Virgin Records co-founder and childhood friend of Richard Branson, Nik Powell has died in Oxford from cancer at the age of 69.
Powell had been receiving treatment for cancer and passed away on Thursday, 7 November, surrounded by his family.
Along with Simon Draper and Tom Newman, Powell was one of the key figures during the birth of Virgin Records and Virgin Music Publishing, when the label launched in 1973 with their first signee, Mike Oldfield.
“I met Nik in June 1969 when I applied for a job at Virgin,” Steve Lewis, former deputy MD at Virgin, told Music Week.
“We remained friends for the rest of his life. Nik was then Richard Branson’s partner in their only business-mail order record retailing. Nik co-owned the Virgin label and publishing company, where he introduced discipline and accountability. But his main focus was the Virgin stores and he changed the retail record industry radically and for the better.
“Nik went on to have a stellar career as a film producer, ran the National Film and Television school from 2003 to 2017 and became vice president of the Epilepsy Society. Nik was smart, caring and compassionate.
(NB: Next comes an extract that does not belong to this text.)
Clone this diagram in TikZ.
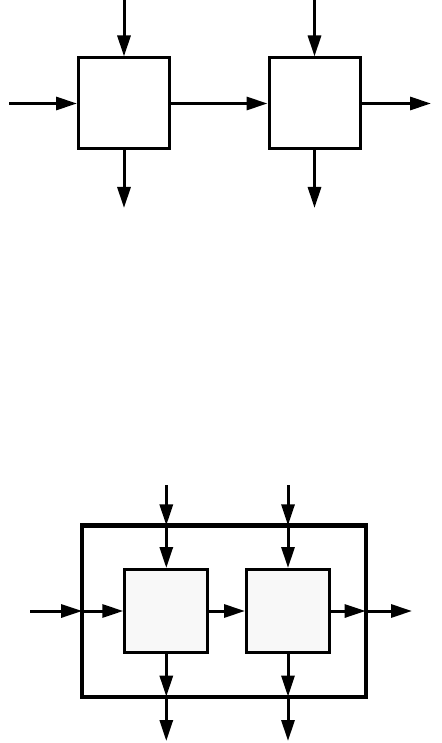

He will be remembered for his massive contributions to both the film and music industries and to the well-being of epilepsy sufferers.”
The Virgin business initially started by selling discount record imports by mail order but following the postal strike in the UK in 1971, Branson and Powell realised they would need a physical store in order for the company to survive.
— David Hepworth (@davidhepworth) November 8, 2019
In the 2013 Virgin documentary, Powell said: “Richard said we had to find a shop within a week, and we did. We found a shoe shop in Oxford Street, which is a fantastic location, but everybody had to go through this shoe shop up to our store. We made it really different from anything else that had existed. We had waterbeds, but people used to put their cigarettes out on them. We had headphones – in the old days you had to listen to music in a booth. We had discounts, we had bootlegs – we were the only people selling Led Zeppelin Live At Bath. We had queues on the first day down Oxford Street and a fabulously painted building. It really rescued us.”
Powell ran the Virgin head office with Ken Berry and oversaw one of the company’s biggest signings, the Sex Pistols, following their unceremonious ousting from EMI due to their wild antics.
Following his time with Virgin, Powell shifted his attention to the film business. Along with Stephen Woolley, he launched the UK label Palace Pictures in 1982, and was a producer on three films from writer-director Neil Jordan including The Company of Wolves (1984), Mona Lisa (1986) and The Crying Game (1992), for which Jordan won the original screenplay Oscar.
Powell also served as chairman of the European Film Academy from 1996-2003 and then was vice chairman.
“It’s strange to think the long-haired hippy in the ad now runs the best film school in the world, the National Film and Television School,” said Branson in a 2014 interview.
Following the news of Powell’s passing, other colleagues shared their fond memories of the influential founder, executive and creative.
“Nik leaves an unrivalled legacy, and no one has done more than him to set the bar high. We will continue to strive for the future success of the school in his honour,” said NFTS director Jon Wardle in a statement.
“He told me recently how his work to support and develop NFTS students to reach their full potential was probably the professional achievement he was most proud of. The culmination of his work at the school was recognized in 2018 when together we collected the BAFTA for outstanding British contribution to cinema.”